### WRITTEN EXERCISE
Starting from the top of the material, restate each line exactly until the line that contains "const yMax = 8;", which is also copied. Pictures are excluded.

### DATASET EXCERPT
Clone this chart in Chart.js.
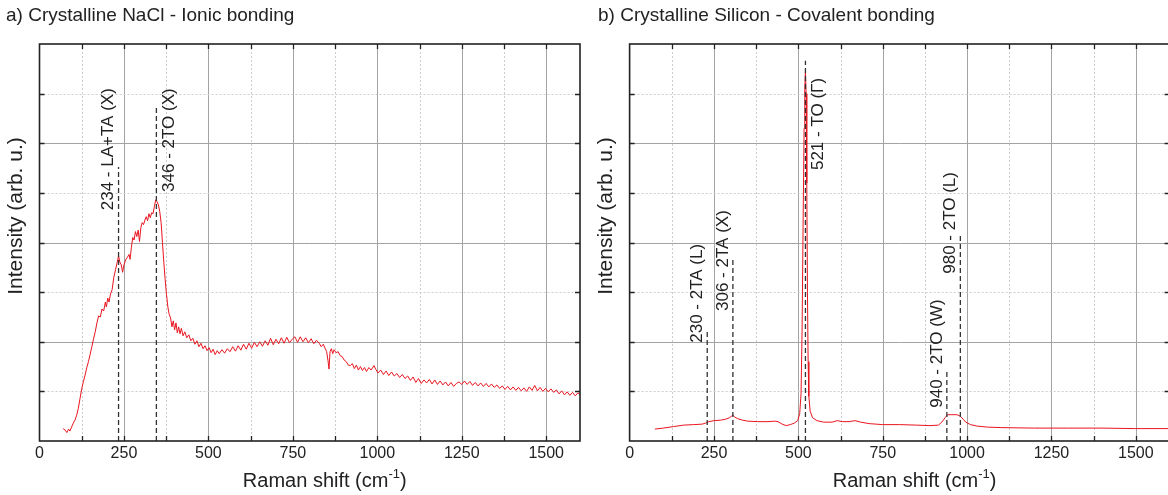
<!DOCTYPE html>
<html>
<head>
<meta charset="utf-8">
<script src="https://cdn.jsdelivr.net/npm/chart.js@4.4.1/dist/chart.umd.min.js"></script>
<style>
  html, body { margin: 0; padding: 0; background: #fff; overflow: hidden; }
  #wrap { position: relative; width: 1168px; height: 495px; overflow: hidden; }
  canvas { position: absolute; top: 0; }
  #nacl { left: 0; }
  #si { left: 590px; }
</style>
</head>
<body>
<div id="wrap">
  <canvas id="nacl" width="600" height="495"></canvas>
  <canvas id="si" width="600" height="495"></canvas>
</div>
<script>
const FONT = "'Liberation Sans', Arial, Helvetica, sans-serif";
const TEXT_COLOR = "#222";
const LINE_RED = "#e8151f";

// shared axis ticks
const xTicks = [0, 250, 500, 750, 1000, 1250, 1500];
const xMinorStep = 125;
const yMax = 8;

// a) NaCl spectrum
const naclShift = [70, 76, 81, 86, 90, 95, 100, 105, 110, 115, 120, 125, 130, 135, 140, 145, 150, 155, 160, 165,
  170, 175, 180, 185, 190, 195, 198, 202, 206, 210, 215, 220, 225, 230, 234, 238, 242, 246, 250, 255,
  260, 265, 268, 272, 276, 280, 284, 288, 292, 296, 300, 304, 308, 312, 316, 320, 324, 328, 332, 336,
  340, 344, 348, 352, 356, 360, 364, 368, 372, 376, 380, 384, 388, 392, 396, 400, 404, 408, 412, 416,
  420, 425, 430, 436, 442, 448, 454, 460, 466, 472, 478, 484, 490, 496, 502, 508, 514, 520, 526, 532,
  540, 548, 556, 564, 572, 580, 588, 596, 604, 612, 620, 628, 636, 644, 652, 660, 668, 676, 684, 692,
  700, 708, 716, 724, 732, 740, 748, 756, 764, 772, 780, 788, 796, 804, 812, 820, 828, 834, 840, 846,
  850, 854, 857, 860, 864, 868, 872, 878, 884, 890, 896, 902, 908, 914, 920, 926, 932, 938, 944, 950,
  956, 962, 968, 975, 982, 990, 996, 1002, 1010, 1018, 1026, 1034, 1042, 1050, 1058, 1066, 1074, 1082, 1090, 1098,
  1106, 1114, 1122, 1130, 1138, 1146, 1154, 1162, 1170, 1178, 1186, 1194, 1202, 1210, 1218, 1226, 1234, 1242, 1250, 1258,
  1266, 1274, 1282, 1290, 1298, 1306, 1314, 1322, 1330, 1338, 1346, 1354, 1362, 1370, 1378, 1386, 1394, 1402, 1410, 1418,
  1426, 1434, 1442, 1450, 1458, 1466, 1474, 1482, 1490, 1498, 1506, 1514, 1522, 1530, 1538, 1546, 1554, 1562, 1570, 1578,
  1586, 1594, 1600];
const naclIntensity = [0.25, 0.22, 0.17, 0.24, 0.2, 0.28, 0.36, 0.42, 0.52, 0.66, 0.86, 1.05, 1.2, 1.33, 1.48, 1.6, 1.75, 1.9, 2.06, 2.2,
  2.38, 2.52, 2.5, 2.66, 2.62, 2.8, 2.7, 2.88, 2.8, 2.96, 3.05, 3.3, 3.45, 3.6, 3.73, 3.6, 3.55, 3.4, 3.55, 3.65,
  3.7, 3.76, 3.66, 3.9, 4.1, 4.05, 4.22, 4.12, 4.25, 4.02, 4.3, 4.4, 4.36, 4.45, 4.52, 4.44, 4.58, 4.5, 4.6, 4.58,
  4.72, 4.86, 4.82, 4.76, 4.62, 4.4, 4.0, 3.6, 3.25, 2.95, 2.7, 2.55, 2.48, 2.3, 2.42, 2.24, 2.38, 2.18, 2.3, 2.16,
  2.27, 2.12, 2.2, 2.08, 2.14, 2.02, 2.07, 1.95, 2.02, 1.9, 1.97, 1.86, 1.92, 1.82, 1.88, 1.78, 1.85, 1.74, 1.82, 1.76,
  1.84, 1.77, 1.86, 1.8, 1.9, 1.81, 1.92, 1.83, 1.95, 1.85, 1.97, 1.87, 1.99, 1.9, 2.0, 1.91, 2.02, 1.93, 2.07, 1.94,
  2.05, 1.96, 2.08, 1.97, 2.09, 1.98, 2.05, 2.1, 1.99, 2.1, 2.0, 2.08, 1.98, 2.06, 1.96, 2.03, 1.97, 1.9, 1.95, 1.86,
  1.8, 1.62, 1.45, 1.8, 1.86, 1.76, 1.84, 1.78, 1.8, 1.72, 1.7, 1.63, 1.6, 1.53, 1.52, 1.56, 1.46, 1.53, 1.43, 1.5,
  1.42, 1.48, 1.4, 1.48, 1.43, 1.52, 1.44, 1.37, 1.43, 1.34, 1.41, 1.32, 1.39, 1.31, 1.36, 1.28, 1.34, 1.26, 1.31, 1.22,
  1.29, 1.18, 1.26, 1.16, 1.23, 1.17, 1.24, 1.15, 1.23, 1.14, 1.21, 1.13, 1.19, 1.11, 1.18, 1.1, 1.16, 1.19, 1.14, 1.21,
  1.14, 1.2, 1.12, 1.18, 1.11, 1.17, 1.1, 1.16, 1.09, 1.15, 1.08, 1.13, 1.06, 1.11, 1.04, 1.1, 1.03, 1.09, 1.02, 1.08,
  1.01, 1.07, 1.0, 1.09, 1.02, 1.12, 1.01, 1.08, 1.0, 1.06, 0.99, 1.05, 0.98, 1.03, 0.95, 1.01, 0.93, 0.99, 0.92, 0.98,
  0.91, 0.97, 0.94];
const naclPeaks = [234, 346];
const naclPeakTop = [5.52, 6.77];
const naclLabels = ["234 - LA+TA (X)", "346 - 2TO (X)"];
const naclLabelStart = [4.65, 5.02];
const naclLabelSide = [-1, 1];

// b) Silicon spectrum
const siShift = [75, 100, 130, 160, 190, 215, 225, 235, 250, 270, 285, 296, 302, 306, 312, 320, 335, 350, 380, 410,
  430, 440, 452, 464, 476, 488, 498, 504, 508, 511, 514, 517, 519, 521, 523, 525, 527, 529, 531, 535,
  542, 555, 575, 600, 615, 630, 650, 668, 685, 710, 750, 800, 850, 890, 915, 925, 935, 942, 955, 970,
  980, 988, 996, 1010, 1030, 1060, 1100, 1200, 1300, 1400, 1500, 1600];
const siIntensity = [0.24, 0.26, 0.29, 0.32, 0.33, 0.34, 0.36, 0.39, 0.41, 0.42, 0.44, 0.47, 0.5, 0.52, 0.48, 0.45, 0.42, 0.4, 0.39, 0.39,
  0.4, 0.39, 0.34, 0.31, 0.33, 0.36, 0.41, 0.55, 0.95, 2.2, 4.3, 6.3, 7.1, 7.45, 7.0, 5.2, 3.0, 1.6, 0.9, 0.6,
  0.47, 0.41, 0.38, 0.38, 0.41, 0.39, 0.39, 0.41, 0.38, 0.35, 0.33, 0.33, 0.32, 0.31, 0.32, 0.38, 0.47, 0.53, 0.53, 0.53,
  0.5, 0.44, 0.38, 0.33, 0.3, 0.28, 0.27, 0.26, 0.26, 0.26, 0.25, 0.25];
const siPeaks = [230, 306, 521, 940, 980];
const siPeakTop = [2.25, 3.66, 7.66, 1.41, 4.13];
const siLabels = ["230 - 2TA (L)", "306 - 2TA (X)", "521 - TO (Γ)", "940 - 2TO (W)", "980 - 2TO (L)"];
const siLabelStart = [1.98, 2.62, 5.46, 0.67, 3.37];
const siLabelSide = [-1, -1, 1, -1, -1];

function toPoints(xs, ys) {
  return xs.map((x, i) => ({ x, y: ys[i] }));
}

function drawGrid(chart) {
  const { ctx, chartArea: area, scales: { x, y } } = chart;
  ctx.save();
  ctx.lineWidth = 1;
  for (let v = xMinorStep; v < x.max; v += xMinorStep) {
    const px = Math.round(x.getPixelForValue(v)) + 0.5;
    const major = v % 250 === 0;
    ctx.strokeStyle = major ? "#a3a3a3" : "#cdcdcd";
    ctx.setLineDash(major ? [] : [2, 2]);
    ctx.beginPath();
    ctx.moveTo(px, area.top);
    ctx.lineTo(px, area.bottom);
    ctx.stroke();
  }
  for (let v = 1; v < yMax; v++) {
    const py = Math.round(y.getPixelForValue(v)) + 0.5;
    const major = v % 2 === 0;
    ctx.strokeStyle = major ? "#a3a3a3" : "#cdcdcd";
    ctx.setLineDash(major ? [] : [2, 2]);
    ctx.beginPath();
    ctx.moveTo(area.left, py);
    ctx.lineTo(area.right, py);
    ctx.stroke();
  }
  ctx.restore();
}

function drawFrame(chart) {
  const { ctx, chartArea: area, scales: { x, y } } = chart;
  ctx.save();
  ctx.strokeStyle = TEXT_COLOR;
  ctx.lineWidth = 1.3;
  for (let v = xMinorStep; v < x.max; v += xMinorStep) {
    const px = Math.round(x.getPixelForValue(v)) + 0.5;
    ctx.beginPath();
    ctx.moveTo(px, area.top);
    ctx.lineTo(px, area.top + 5);
    ctx.moveTo(px, area.bottom);
    ctx.lineTo(px, area.bottom - 5);
    ctx.stroke();
  }
  for (let v = 1; v < yMax; v++) {
    const py = Math.round(y.getPixelForValue(v)) + 0.5;
    ctx.beginPath();
    ctx.moveTo(area.left, py);
    ctx.lineTo(area.left + 5, py);
    ctx.moveTo(area.right, py);
    ctx.lineTo(area.right - 5, py);
    ctx.stroke();
  }
  ctx.lineWidth = 1.6;
  ctx.strokeRect(area.left, area.top, area.right - area.left, area.bottom - area.top);
  ctx.restore();
}

function drawPeakMarks(chart, panel) {
  const { ctx, scales: { x, y } } = chart;
  ctx.save();
  ctx.strokeStyle = "#333";
  ctx.lineWidth = 1.3;
  ctx.setLineDash([5, 3]);
  panel.peaks.forEach((p, i) => {
    const px = x.getPixelForValue(p);
    ctx.beginPath();
    ctx.moveTo(px, y.getPixelForValue(0));
    ctx.lineTo(px, y.getPixelForValue(panel.peakTop[i]));
    ctx.stroke();
  });
  ctx.setLineDash([]);
  ctx.fillStyle = TEXT_COLOR;
  ctx.font = `17px ${FONT}`;
  ctx.textAlign = "left";
  ctx.textBaseline = "middle";
  panel.labels.forEach((text, i) => {
    const side = panel.labelSide[i];
    const px = x.getPixelForValue(panel.peaks[i]) + side * (side > 0 ? 13 : 10);
    const py = y.getPixelForValue(panel.labelStart[i]);
    ctx.save();
    ctx.translate(px, py);
    ctx.rotate(-Math.PI / 2);
    ctx.fillText(text, 0, 0);
    ctx.restore();
  });
  ctx.restore();
}

function drawTexts(chart, panel) {
  const { ctx, chartArea: area } = chart;
  ctx.save();
  ctx.fillStyle = TEXT_COLOR;

  ctx.font = `19px ${FONT}`;
  ctx.textAlign = "left";
  ctx.textBaseline = "middle";
  ctx.fillText(panel.title, panel.titleX, 16);

  // y axis title
  ctx.font = `21px ${FONT}`;
  ctx.textAlign = "center";
  ctx.save();
  ctx.translate(area.left - 23, 216);
  ctx.rotate(-Math.PI / 2);
  ctx.fillText("Intensity (arb. u.)", 0, 0);
  ctx.restore();

  // x axis title with superscript
  const main = "Raman shift (cm";
  const sup = "-1";
  ctx.textAlign = "left";
  ctx.textBaseline = "alphabetic";
  ctx.font = `20px ${FONT}`;
  const w1 = ctx.measureText(main).width;
  const w3 = ctx.measureText(")").width;
  ctx.font = `13px ${FONT}`;
  const w2 = ctx.measureText(sup).width;
  const cx = (area.left + area.right) / 2 + 15;
  let tx = cx - (w1 + w2 + w3) / 2;
  const base = 487;
  ctx.font = `20px ${FONT}`;
  ctx.fillText(main, tx, base);
  tx += w1;
  ctx.font = `13px ${FONT}`;
  ctx.fillText(sup, tx, base - 9);
  tx += w2;
  ctx.font = `20px ${FONT}`;
  ctx.fillText(")", tx, base);
  ctx.restore();
}

function makePanelPlugin(panel) {
  return {
    id: "panelDecor",
    beforeDatasetsDraw(chart) {
      drawGrid(chart);
    },
    afterDatasetsDraw(chart) {
      drawPeakMarks(chart, panel);
      drawFrame(chart);
      drawTexts(chart, panel);
    }
  };
}

function buildChart(canvasId, panel) {
  const canvas = document.getElementById(canvasId);
  return new Chart(canvas, {
    type: "line",
    data: {
      datasets: [{
        data: toPoints(panel.shift, panel.intensity),
        borderColor: LINE_RED,
        borderWidth: 1,
        pointRadius: 0,
        tension: 0,
        fill: false
      }]
    },
    options: {
      responsive: false,
      animation: false,
      parsing: false,
      layout: { padding: { left: 0, right: panel.padRight, top: 44, bottom: 0 } },
      plugins: {
        legend: { display: false },
        tooltip: { enabled: false },
        title: { display: false }
      },
      scales: {
        x: {
          type: "linear",
          min: 0,
          max: 1600,
          afterBuildTicks: scale => { scale.ticks = xTicks.map(v => ({ value: v })); },
          afterFit: scale => { scale.height = 54; },
          ticks: {
            font: { family: FONT, size: 16 },
            color: TEXT_COLOR,
            padding: 3,
            maxRotation: 0,
            autoSkip: false,
            callback: value => String(value)
          },
          grid: { display: false, drawTicks: false },
          border: { display: false }
        },
        y: {
          type: "linear",
          min: 0,
          max: yMax,
          afterFit: scale => { scale.width = panel.axisWidth; },
          ticks: { display: false },
          grid: { display: false, drawTicks: false },
          border: { display: false }
        }
      }
    },
    plugins: [makePanelPlugin(panel)]
  });
}

buildChart("nacl", {
  title: "a) Crystalline NaCl - Ionic bonding",
  titleX: 6,
  axisWidth: 39.5,
  padRight: 20,
  shift: naclShift,
  intensity: naclIntensity,
  peaks: naclPeaks,
  peakTop: naclPeakTop,
  labels: naclLabels,
  labelStart: naclLabelStart,
  labelSide: naclLabelSide
});

buildChart("si", {
  title: "b) Crystalline Silicon - Covalent bonding",
  titleX: 8,
  axisWidth: 39.6,
  padRight: 20.4,
  shift: siShift,
  intensity: siIntensity,
  peaks: siPeaks,
  peakTop: siPeakTop,
  labels: siLabels,
  labelStart: siLabelStart,
  labelSide: siLabelSide
});
</script>
</body>
</html>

### RESULT
Clone this chart in Chart.js.
<!DOCTYPE html>
<html>
<head>
<meta charset="utf-8">
<script src="https://cdn.jsdelivr.net/npm/chart.js@4.4.1/dist/chart.umd.min.js"></script>
<style>
  html, body { margin: 0; padding: 0; background: #fff; overflow: hidden; }
  #wrap { position: relative; width: 1168px; height: 495px; overflow: hidden; }
  canvas { position: absolute; top: 0; }
  #nacl { left: 0; }
  #si { left: 590px; }
</style>
</head>
<body>
<div id="wrap">
  <canvas id="nacl" width="600" height="495"></canvas>
  <canvas id="si" width="600" height="495"></canvas>
</div>
<script>
const FONT = "'Liberation Sans', Arial, Helvetica, sans-serif";
const TEXT_COLOR = "#222";
const LINE_RED = "#e8151f";

// shared axis ticks
const xTicks = [0, 250, 500, 750, 1000, 1250, 1500];
const xMinorStep = 125;
const yMax = 8;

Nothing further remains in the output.